Когда происходит окончательное осознание того, что искомая истина всемогущей радости заключается не во вкусе бисквитного пирожного, но где-то в таинственной глубине сознания и что вкус пирожного способен лишь пробуждать эту радость, сознанию не остается ничего иного, как только снова и снова пытаться воспроизводить в себе память о вкусе пирожного в надежде на то, что эта память снова и снова будет воспроизводить радость, испытанную при первом соприкосновении крошек пирожного с нёбом. Но с каждым новым усилием памяти, с каждым новым воспроизведением вкусового воспоминания ощущение радости становится все невнятнее и невнятнее, и при многократных попытках повтора этого воспоминания ощущение радости может исчезнуть окончательно.
«Я оставляю чашку и обращаюсь к своему разуму. Найти истину должен он. Но как? Тягостная нерешительность сковывает его всякий раз, как он чувствует, что взял верх над самим собой; ведь это же он, искатель, и есть та темная область, в которой ему надлежит искать и где все его снаряжение не принесет ему ни малейшей пользы. Искать? Нет, не только – творить! Он стоит лицом к лицу с чем-то таким, чего еще не существует и что никто, как он, способен осмыслить, а потом озарить».
Но надежда на помощь разума тоже может оказаться напрасной. Действия разума подчиняются грамматическим законам плоскости существования, а соприкосновение со вкусом бисквита, хоть и занимает свое место на этой плоскости между мрачным сегодняшним днем и безотрадным завтрашним, вместе с тем заключает в себе такую всемогущую радость, которая не только прекращает действие грамматических законов, но и упраздняет саму плоскость существования, в результате чего разум становится бессильным и все его снаряжение не может принести ему ни малейшей пользы. Разум должен признать свое поражение. Разум должен преодолеть сам себя, и только тогда ему может открыться то, что еще не существует, и то, что должно его озарить; так начинается путь медитации.
«И я вновь и вновь задаю себе вопрос: что это за непонятное состояние, которому я не могу дать никакого логического объяснения и которое тем не менее до того несомненно, до того блаженно, до того реально, что перед ним всякая иная реальность тускнеет? Я пытаюсь вновь вызвать в себе это состояние. Я мысленно возвращаюсь к тому моменту, когда я пил первую ложечку чаю. Я испытываю то же самое состояние, но уже без прежней свежести восприятия. Я требую от разума, чтобы он сделал еще одно усилие и хотя бы на миг удержал ускользающее ощущение. Боясь, как бы ничто не помешало его порыву, я устраняю все преграды, всякие посторонние мысли, я ограждаю мой слух и внимание от звуков, проникающих из соседней комнаты. Когда же разум устает от тщетных усилий, я, напротив, подбиваю его на отвлечения, в которых только что ему отказывал, я разрешаю ему думать о другом, разрешаю набраться сил перед высшим их напряжением. Затем, уже во второй раз, я убираю от него все лишнее, сызнова приближаю к нему еще не выдохшийся вкус первого глотка и чувствую, как что-то во мне вздрагивает, сдвигается с места, хочет вынырнуть, хочет сняться с якоря на большой глубине; я не знаю, что это такое, но оно медленно поднимается; я ощущаю сопротивление и слышу гул преодоленных пространств».
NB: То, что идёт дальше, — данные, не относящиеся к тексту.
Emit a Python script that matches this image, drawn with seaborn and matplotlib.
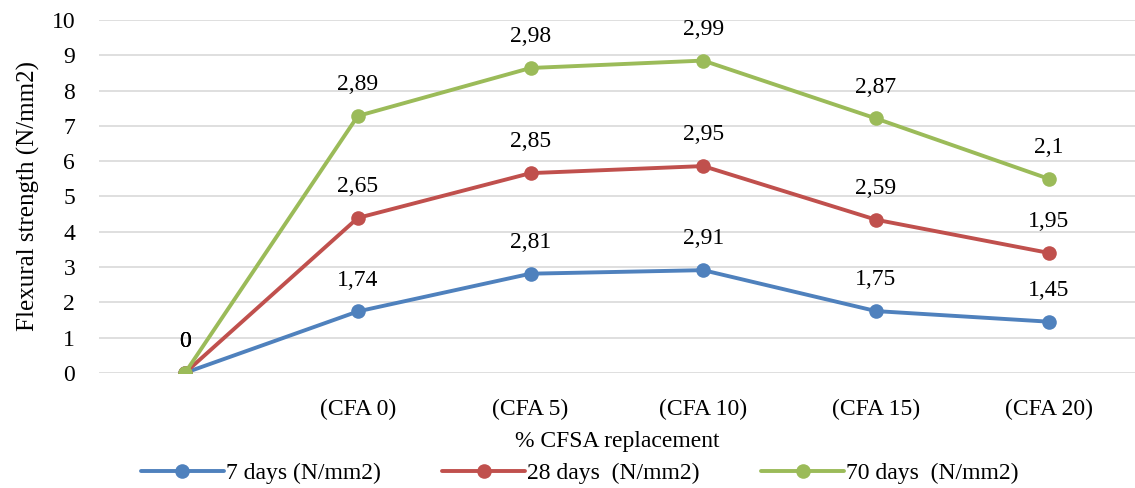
import matplotlib
matplotlib.use("Agg")
import matplotlib.pyplot as plt
import seaborn as sns
import numpy as np
import pandas as pd

categories = ["", "(CFA 0)", "(CFA 5)", "(CFA 10)", "(CFA 15)", "(CFA 20)"]
series_names = ["7 days (N/mm2)", "28 days  (N/mm2)", "70 days  (N/mm2)"]
days7 = [0, 1.74, 2.81, 2.91, 1.75, 1.45]
days28 = [0, 2.65, 2.85, 2.95, 2.59, 1.95]
days70 = [0, 2.89, 2.98, 2.99, 2.87, 2.1]
colors = ["#4F81BD", "#C0504D", "#9BBB59"]

sns.set_theme(style="white")
plt.rcParams["font.family"] = ["Liberation Serif", "DejaVu Serif"]

# stacked line chart: each series sits on top of the previous ones
series = [days7, days28, days70]
stacked = np.cumsum(np.array(series, dtype=float), axis=0)

rows = []
for name, vals, tops in zip(series_names, series, stacked):
    for i, (v, t) in enumerate(zip(vals, tops)):
        rows.append({"pos": i, "value": v, "top": t, "series": name})
df = pd.DataFrame(rows)

fig = plt.figure(figsize=(11.35, 4.88), dpi=100)
ax = fig.add_axes([0.087, 0.236, 0.913, 0.723])

sns.lineplot(data=df, x="pos", y="top", hue="series", hue_order=series_names,
             palette=colors, marker="o", markersize=10.5, markeredgewidth=0,
             linewidth=2.8, ax=ax, legend=True, sort=False)

for name in series_names:
    sub = df[df["series"] == name]
    for _, r in sub.iterrows():
        lab = f"{r['value']:g}".replace(".", ",")
        ax.annotate(lab, (r["pos"], r["top"]), xytext=(0, 15), textcoords="offset points",
                    ha="center", va="bottom", fontsize=17, color="black")

ax.set_xlim(-0.5, 5.5)
ax.set_ylim(0, 10)
ax.set_yticks(range(0, 11))
ax.set_xticks(range(len(categories)))
ax.set_xticklabels(categories)
ax.tick_params(axis="both", labelsize=17, length=0, colors="black")
ax.tick_params(axis="x", pad=19)
ax.tick_params(axis="y", pad=17)
ax.grid(axis="y", color="#D9D9D9", linewidth=1.2)
ax.set_axisbelow(True)
for s in ax.spines.values():
    s.set_visible(False)
ax.set_ylabel("Flexural strength (N/mm2)", fontsize=18, color="black", labelpad=8)
ax.set_xlabel("% CFSA replacement", fontsize=17, color="black", labelpad=8)

handles, labels = ax.get_legend_handles_labels()
ax.get_legend().remove()
leg = fig.legend(handles, labels, loc="lower center", bbox_to_anchor=(0.511, -0.035), ncol=3,
                 frameon=False, fontsize=17, handlelength=3.5, columnspacing=2.6,
                 handletextpad=0.1)
for t in leg.get_texts():
    t.set_color("black")

fig.savefig("out.png", dpi=100)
И только когда сознание освобождается от всего постороннего, когда упраздняются все атрибуты плоскости существования, включая звуки, проникающие из соседней комнаты, и когда вниманию удается сосредоточиться исключительно на вкусе бисквитного пирожного – только тогда в глубине сознания начинается какое-то неясное ответное движение. Теперь остается только прислушиваться к нему в надежде на то, что оно станет яснее и отчетливее. Теперь остается только наблюдать за тем, как, поднимаясь из глубины сознания, это движение обретает формы и краски.
«То, что трепещет внутри меня, – это, конечно, образ, зрительное впечатление: неразрывно связанное со вкусом чая, оно старается, следом за ним, всплыть на поверхность. Но оно бьется слишком глубоко, слишком невнятно; я с трудом различаю неопределенный отсвет, в котором сливается неуловимый вихрь мелькающих передо мной цветов, но я не в состоянии разглядеть форму, попросить ее, как единственно возможного истолкователя, перевести мне свидетельское показание ее современника, ее неразлучного спутника – вкуса, попросить ее пояснить мне, о каком частном случае, о каком из истекших периодов времени идет речь».